The British government has made available to businesses a raft of information on how to mitigate the additional procedures and tariffs that Brexit will impose, including obtaining a European Operators Registration and Identification (EORI) number for both importer and exporter, using third parties to assist with the Customs declaration, which can be an individual or an organisation such as freight forwarders or a Customs agent, as well as navigating through the Transitional Simplified Procedures developed by the HMRC to simplify and streamline Customs checks procedures for a period of one year after Brexit.
Our Lawyers in the Barcelona office, given our global perspective with offices throughout Europe and including London, can provide first-rate assistance to businesses who expect to be affected by Brexit and in particular to those who already have cross-border commercial relations with Spain and the UK, or want to embark on such a venture. Giambrone’s commercial lawyers can provide advice for a range of cross-border issues that have and will arise in relation to Brexit.
The deadline to negotiate an agreement is October 31, a mere few days away, leaves very little thinking time and the alternatives are clear, on one hand, an agreement between the UK and the EU would start a transition period until December 31, 2020, in order to make smoother the exit from the Union. On the other hand, in case of no agreement, there will not be a transition period and the UK would no longer be a Member State starting from November 1, 2019.
From the Spanish point of view, things have not been very clear regarding the consequences of Brexit since the day after the referendum on June 23, 2016. Markets have been unstable, diplomatic tensions have risen between UK and the EU and it seems that also some those who voted for Brexit started to regret their choice, whilst others have become entrenched in achieving Brexit by any means regardless of the damaging consequences. Therefore, the core question for Spain of “How Brexit will affect our economy?” remains impossible to answer as the truth is that despite all the forecasts and predictions, nobody can be sure of what is really going to happen after Brexit simply because nothing quite like this has ever happened before.
Our Lawyers in the Barcelona office, given Giambrone’s global perspective with offices throughout Europe and including London, can provide first-rate assistance to businesses who expect to be affected by Brexit and in particular to those who already have cross-border commercial relations or want to embark on such a venture.
There is a significant difference between selling goods within the EU or to/from a non-EU State. Brexit will make the UK a non-EU State, which means that a whole raft of European law will no longer apply between the UK and the other Member States. Consequently, doing business between UK and Spain will inevitably be more complicated after Brexit in terms of authorizations, licenses, customs and taxes such as VAT. All aspects of cross-border commercial dealings will be affected from 1 November should Brexit go ahead without a stay of execution.
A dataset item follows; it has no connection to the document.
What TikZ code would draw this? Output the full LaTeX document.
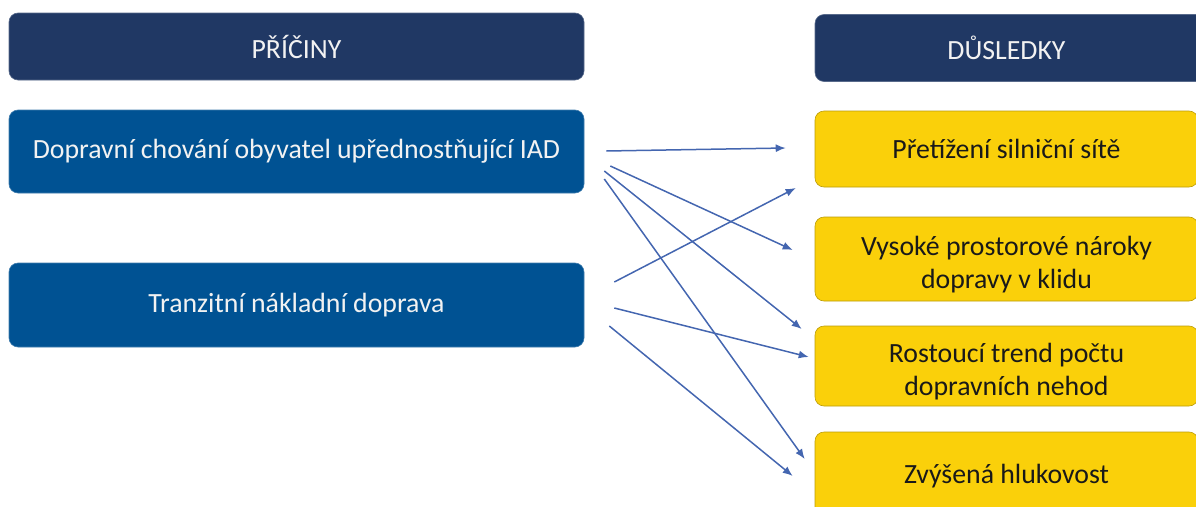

It should be clearly recognised that after After Brexit the process of recognition and enforcement of judgments rendered in the UK will be significantly slower because every Member State will treat those judgments as a decision rendered by a non-EU State, which makes the above-mentioned process slower and also more complicated. Therefore, it is quite clear that a forum selection clause is a vital component to any contract and a poorly drafted clause could have a huge impact in a fast-paced economy such as the one Europe lives in.
The UK is Spain’s fifth biggest trading partner, representing 7% of all Spanish sales abroad and neither country wishes to lose that level of business.